My View: At Home in Buffalo Niagara
The Buffalo News | February 18, 2003

It’s funny the things that come up at snooty New England parties—Buffalo is one of them.

“It’s actually a pretty cool place,” I sheepishly interjected when recent dinner conversation turned to mockery of (pitiful) weather in (backwater) Buffalo.

Where I come from, convincing people that ‘Buffalo’ and ‘cool’ really belong together in the same thought is a tough sell. But I’ve tried. Making my pitch one Maine evening, extolling the beauty of Forest Lawn, the stately old neighborhoods and the civility of Olmsted’s gracious parkways that punctuate and connect them all, I found myself contemplating my own future in Buffalo.

Graduating this spring from one of western New York’s numerous colleges, I, like many others, am faced with the dilemma puzzling regional economic cheerleaders: Do I stay or do I go?

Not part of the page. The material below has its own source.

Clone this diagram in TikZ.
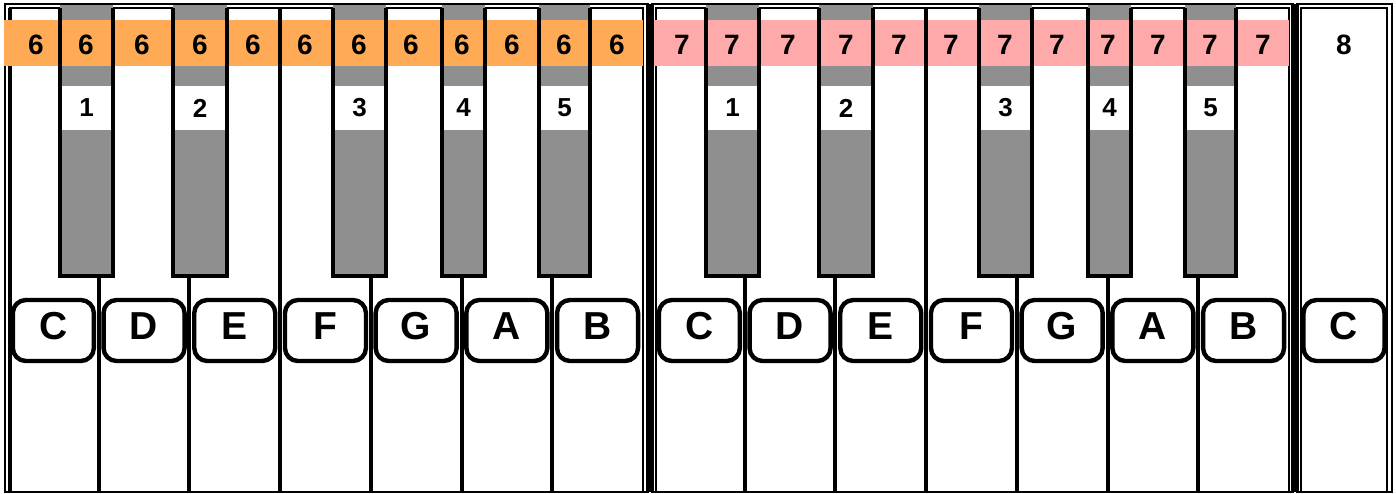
\documentclass[tikz,border=0pt]{standalone}
\usepackage{fontspec}
\setmainfont{Liberation Sans}
\definecolor{keygray}{RGB}{143,143,143}
\definecolor{bandorange}{RGB}{255,170,85}
\definecolor{bandpink}{RGB}{255,170,170}
\def\blackkeys{60/113/1,173/227/2,333/386/3,442/485/4,539/590/5}
\tikzset{
  frameline/.style={line width=1pt},
  sepline/.style={line width=1.75pt},
  keyline/.style={line width=2pt},
  namebox/.style={draw,line width=2.2pt,fill=white,rounded corners=6.5pt},
  keynum/.style={font=\fontsize{13}{15}\selectfont\bfseries},
  bandnum/.style={font=\fontsize{14}{16}\selectfont\bfseries},
  keyname/.style={font=\fontsize{19.5}{22}\selectfont\bfseries},
}

\begin{document}
\begin{tikzpicture}[x=0.5pt,y=-0.5pt]
    \useasboundingbox (0,0) rectangle (1396,493);
    \fill[white] (0,0) rectangle (1396,493);

    % octave frames
    \foreach \oa/\ia/\ib/\ob in {5/10/643/648,652/656/1289/1293,1297/1301/1387/1392}{
        \draw[frameline] (\oa,4) rectangle (\ob,492);
        \draw[frameline] (\ia,8) rectangle (\ib,492);
    }
    \draw[sepline] (10,8) -- (10,492);

    \foreach \off/\col/\num in {0/bandorange/6,646/bandpink/7}{
        % black keys
        \foreach \xa/\xb/\lab in \blackkeys{
            \fill[keygray] (\off+\xa,5) rectangle (\off+\xb,276);
            \fill[white] (\off+\xa,86) rectangle (\off+\xb,130);
            \node[keynum] (bk-\num-\lab) at ({\off+(\xa+\xb)/2},108) {\lab};
        }

        % octave band
        \fill[\col] (\off+4,20) rectangle (\off+643,66);
        \foreach \xx [count=\i] in {36,86,142,200,253,305,359,411,462,512,564,617}{
            \node[bandnum] (oct-\num-\i) at (\off+\xx,45) {\num};
        }

        \foreach \xa/\xb/\lab in \blackkeys{
            \draw[keyline] (\off+\xa,8) -- (\off+\xa,276)
                -- (\off+\xb,276) -- (\off+\xb,8);
        }

        % white keys
        \foreach \k in {1,...,6}{
            \pgfmathsetmacro{\xx}{\off+8+90.7*\k}
            \ifnum\k=3 \def\ytop{8}\else\def\ytop{276}\fi
            \draw[keyline] (\xx,\ytop) -- (\xx,492);
        }
        \foreach \nm [count=\k from 0] in {C,D,E,F,G,A,B}{
            \pgfmathsetmacro{\xc}{\off+8+90.7*(\k+0.5)}
            \draw[namebox] (\xc-40.5,300) rectangle (\xc+40.5,361);
            \node[keyname] (wk-\num-\nm) at (\xc,326) {\nm};
        }
    }

    % last C
    \node[bandnum] (oct-8) at (1344,45) {8};
    \draw[namebox] (1303.5,300) rectangle (1384.5,361);
    \node[keyname] (wk-8-C) at (1344,326) {C};

    \foreach \xx in {648,652,1293,1297}{
        \draw[sepline] (\xx,4) -- (\xx,492);
    }
\end{tikzpicture}
\end{document}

The answer is complicated. What I’m certain about, however, is the genuine and sincere depth of my emotions about Buffalo and its environs after living here for fewer than four years. My perplexed family and friends are astounded by my passionate feelings for the city.

My love affair with Buffalo Niagara began early one spring morning freshman year when my friend Jason and I ventured to the Falls before leaving for the summer. It being my first visit to the roaring wonder, I stood silently with my friend on the rocks off Goat Island, precariously close to the roilings of the river below. I was awed by the sheer might of the place. Under the warmth of the new day’s sun, and overcome by unanticipated feelings, I felt no desire to leave.

That day at Niagara, I felt uncertainty, too. After all, what did it say about me if I admitted that Buffalo, this supposed backwater, was cool? It was months—and a move back to New England—before I realized that on that striking day I’d found a profound sense of home in western New York, one wholly removed from my past.

Since moving to western New York in 1999, all my notions about the place and its people have changed significantly. I’ve grown to appreciate this glorious and (occasionally) maddening outpost on the Great Lakes. Certainly, the cliché that Buffalo’s charm lies in its people is true. But what about its unique regional culture, its seductive aesthetic, its je ne sais quoi?

Today, three years after my epiphany, I feel smug when I speak of Buffalo as if it’s a secret the world has yet to be let in on. The jaundiced eyes of listeners light up when I describe Delaware Avenue mansions, rave about the Albright-Knox, and glorify the city’s enviable park system.

For us soon-to-be graduates, half the battle in countering the western New York brain drain is ensuring that young people understand, appreciate, and feel strong ties to Buffalo Niagara and know that a future is here for them. Unfortunately, the norm is that young people know little more about the area than the strategic locations of its many malls, the bars on Chippewa, and the fastest route out to the airport and to Canada.

These are all great things, but what about appreciation and respect for the dreams, the spirit, and the high hopes that built the region and will determine its destiny?

Living and studying in the midst of Buffalo Niagara has been a larger lesson in history, society, and community that is sure to figure prominently in my post-graduation plans. I’m hoping that concepts like ‘cool’, ‘great home’ and ‘fantastic job’ can mean Buffalo, too.

Ultimately, if I don’t settle here, I’m sure the strong emotional pull will bring me back to the place where I grew and where, above all, I learned to see this tiny corner of the world in all its glory. I will always be thankful for, and an ardent supporter of, Buffalo Niagara.